Stated exercise ::
Leave out the pictures and reproduce all of the data exactly.
################
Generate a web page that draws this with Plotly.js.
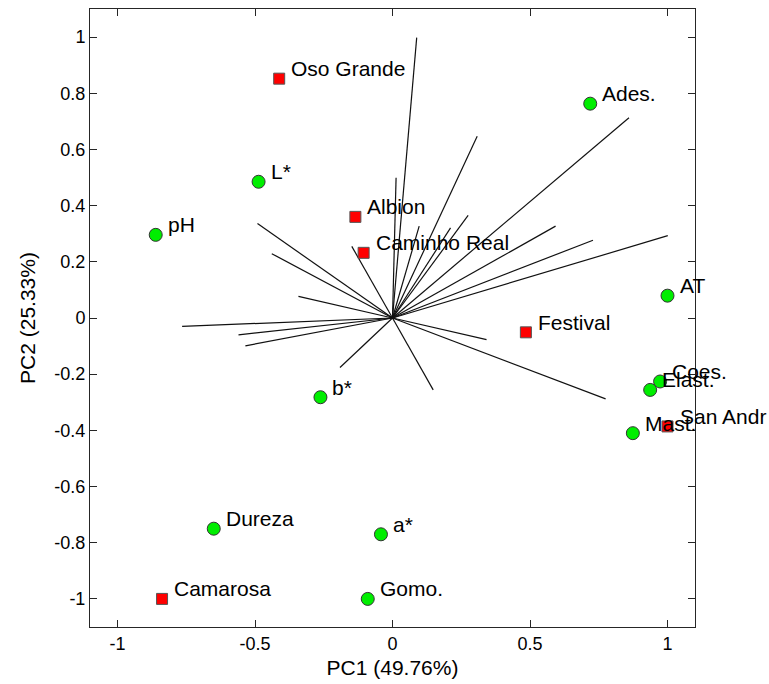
<!DOCTYPE html>
<html>
<head>
<meta charset="utf-8">
<script src="https://cdn.plot.ly/plotly-3.0.1.min.js"></script>
<style>body{margin:0;padding:0;background:#fff;} #chart{width:769px;height:684px;}</style>
</head>
<body>
<div id="chart"></div>
<script>
// Variables (green circles)
const varNames = ["pH", "L*", "Ades.", "AT", "Coes.", "Elast.", "Mast.", "b*", "Dureza", "a*", "Gomo."];
const varX = [-0.861, -0.487, 0.719, 1.0, 0.973, 0.937, 0.874, -0.262, -0.650, -0.042, -0.090];
const varY = [0.296, 0.485, 0.763, 0.0795, -0.226, -0.256, -0.410, -0.282, -0.750, -0.770, -1.0];

// Cultivars (red squares)
const cultNames = ["Oso Grande", "Albion", "Caminho Real", "Festival", "San Andr", "Camarosa"];
const cultX = [-0.412, -0.135, -0.105, 0.485, 1.0, -0.838];
const cultY = [0.852, 0.360, 0.232, -0.051, -0.386, -1.0];

// Loading vectors (lines from origin)
const lineX = [-0.491, -0.439, -0.342, -0.148, -0.765, -0.560, -0.535, -0.191, 0.088, 0.013, 0.308, 0.097, 0.211, 0.275, 0.860, 0.593, 0.729, 1.001, 0.342, 0.148, 0.775];
const lineY = [0.336, 0.229, 0.077, 0.255, -0.030, -0.060, -0.099, -0.176, 0.998, 0.499, 0.647, 0.327, 0.321, 0.365, 0.713, 0.327, 0.277, 0.293, -0.077, -0.256, -0.288];

// Tick labels
const xTickVals = [-1, -0.5, 0, 0.5, 1];
const xTickText = ["-1", "-0.5", "0", "0.5", "1"];
const yTickVals = [1, 0.8, 0.6, 0.4, 0.2, 0, -0.2, -0.4, -0.6, -0.8, -1];
const yTickText = ["1", "0.8", "0.6", "0.4", "0.2", "0", "-0.2", "-0.4", "-0.6", "-0.8", "-1"];

const FONT = "Arial, 'Liberation Sans', sans-serif";

const lx = [], ly = [];
for (let i = 0; i < lineX.length; i++) {
  lx.push(0, lineX[i], null);
  ly.push(0, lineY[i], null);
}

const traces = [
  {x: lx, y: ly, type: "scatter", mode: "lines", line: {color: "#111", width: 1.2}, hoverinfo: "skip", cliponaxis: false},
  {x: cultX, y: cultY, type: "scatter", mode: "markers", cliponaxis: false,
   marker: {symbol: "square", size: 11, color: "#ff0000", line: {color: "#555", width: 1}}},
  {x: varX, y: varY, type: "scatter", mode: "markers", cliponaxis: false,
   marker: {symbol: "circle", size: 13, color: "#00ee00", line: {color: "#333", width: 1}}}
];

const annotations = [];
function addLabels(names, xs, ys) {
  for (let i = 0; i < names.length; i++) {
    annotations.push({x: xs[i], y: ys[i], xref: "x", yref: "y", text: names[i], showarrow: false,
      xanchor: "left", yanchor: "middle", xshift: 10, yshift: 10,
      font: {family: FONT, size: 21, color: "#000"}});
  }
}
addLabels(cultNames, cultX, cultY);
addLabels(varNames, varX, varY);

const axisCommon = {
  showgrid: false, zeroline: false, showline: true, mirror: "ticks",
  linecolor: "#262626", linewidth: 1, ticks: "inside", ticklen: 7, tickcolor: "#262626",
  tickfont: {family: FONT, size: 18, color: "#000"}, range: [-1.1, 1.1], fixedrange: true
};

const layout = {
  width: 769, height: 684,
  margin: {l: 90, r: 74, t: 9, b: 57},
  paper_bgcolor: "#fff", plot_bgcolor: "#fff",
  showlegend: false,
  font: {family: FONT, color: "#000"},
  xaxis: Object.assign({}, axisCommon, {tickmode: "array", tickvals: xTickVals, ticktext: xTickText,
    title: {text: "PC1 (49.76%)", font: {family: FONT, size: 21, color: "#000"}, standoff: 7}}),
  yaxis: Object.assign({}, axisCommon, {tickmode: "array", tickvals: yTickVals, ticktext: yTickText,
    title: {text: "PC2 (25.33%)", font: {family: FONT, size: 21, color: "#000"}, standoff: 13}}),
  annotations: annotations
};

Plotly.newPlot("chart", traces, layout, {displayModeBar: false, staticPlot: true});
</script>
</body>
</html>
################
Response below ::
Generate a web page that draws this with Plotly.js.
<!DOCTYPE html>
<html>
<head>
<meta charset="utf-8">
<script src="https://cdn.plot.ly/plotly-3.0.1.min.js"></script>
<style>body{margin:0;padding:0;background:#fff;} #chart{width:769px;height:684px;}</style>
</head>
<body>
<div id="chart"></div>
<script>
// Variables (green circles)
const varNames = ["pH", "L*", "Ades.", "AT", "Coes.", "Elast.", "Mast.", "b*", "Dureza", "a*", "Gomo."];
const varX = [-0.861, -0.487, 0.719, 1.0, 0.973, 0.937, 0.874, -0.262, -0.650, -0.042, -0.090];
const varY = [0.296, 0.485, 0.763, 0.0795, -0.226, -0.256, -0.410, -0.282, -0.750, -0.770, -1.0];

// Cultivars (red squares)
const cultNames = ["Oso Grande", "Albion", "Caminho Real", "Festival", "San Andr", "Camarosa"];
const cultX = [-0.412, -0.135, -0.105, 0.485, 1.0, -0.838];
const cultY = [0.852, 0.360, 0.232, -0.051, -0.386, -1.0];

// Loading vectors (lines from origin)
const lineX = [-0.491, -0.439, -0.342, -0.148, -0.765, -0.560, -0.535, -0.191, 0.088, 0.013, 0.308, 0.097, 0.211, 0.275, 0.860, 0.593, 0.729, 1.001, 0.342, 0.148, 0.775];
const lineY = [0.336, 0.229, 0.077, 0.255, -0.030, -0.060, -0.099, -0.176, 0.998, 0.499, 0.647, 0.327, 0.321, 0.365, 0.713, 0.327, 0.277, 0.293, -0.077, -0.256, -0.288];

// Tick labels
const xTickVals = [-1, -0.5, 0, 0.5, 1];
const xTickText = ["-1", "-0.5", "0", "0.5", "1"];
const yTickVals = [1, 0.8, 0.6, 0.4, 0.2, 0, -0.2, -0.4, -0.6, -0.8, -1];
const yTickText = ["1", "0.8", "0.6", "0.4", "0.2", "0", "-0.2", "-0.4", "-0.6", "-0.8", "-1"];

const FONT = "Arial, 'Liberation Sans', sans-serif";

const lx = [], ly = [];
for (let i = 0; i < lineX.length; i++) {
  lx.push(0, lineX[i], null);
  ly.push(0, lineY[i], null);
}

const traces = [
  {x: lx, y: ly, type: "scatter", mode: "lines", line: {color: "#111", width: 1.2}, hoverinfo: "skip", cliponaxis: false},
  {x: cultX, y: cultY, type: "scatter", mode: "markers", cliponaxis: false,
   marker: {symbol: "square", size: 11, color: "#ff0000", line: {color: "#555", width: 1}}},
  {x: varX, y: varY, type: "scatter", mode: "markers", cliponaxis: false,
   marker: {symbol: "circle", size: 13, color: "#00ee00", line: {color: "#333", width: 1}}}
];

const annotations = [];
function addLabels(names, xs, ys) {
  for (let i = 0; i < names.length; i++) {
    annotations.push({x: xs[i], y: ys[i], xref: "x", yref: "y", text: names[i], showarrow: false,
      xanchor: "left", yanchor: "middle", xshift: 10, yshift: 10,
      font: {family: FONT, size: 21, color: "#000"}});
  }
}
addLabels(cultNames, cultX, cultY);
addLabels(varNames, varX, varY);

const axisCommon = {
  showgrid: false, zeroline: false, showline: true, mirror: "ticks",
  linecolor: "#262626", linewidth: 1, ticks: "inside", ticklen: 7, tickcolor: "#262626",
  tickfont: {family: FONT, size: 18, color: "#000"}, range: [-1.1, 1.1], fixedrange: true
};

const layout = {
  width: 769, height: 684,
  margin: {l: 90, r: 74, t: 9, b: 57},
  paper_bgcolor: "#fff", plot_bgcolor: "#fff",
  showlegend: false,
  font: {family: FONT, color: "#000"},
  xaxis: Object.assign({}, axisCommon, {tickmode: "array", tickvals: xTickVals, ticktext: xTickText,
    title: {text: "PC1 (49.76%)", font: {family: FONT, size: 21, color: "#000"}, standoff: 7}}),
  yaxis: Object.assign({}, axisCommon, {tickmode: "array", tickvals: yTickVals, ticktext: yTickText,
    title: {text: "PC2 (25.33%)", font: {family: FONT, size: 21, color: "#000"}, standoff: 13}}),
  annotations: annotations
};

Plotly.newPlot("chart", traces, layout, {displayModeBar: false, staticPlot: true});
</script>
</body>
</html>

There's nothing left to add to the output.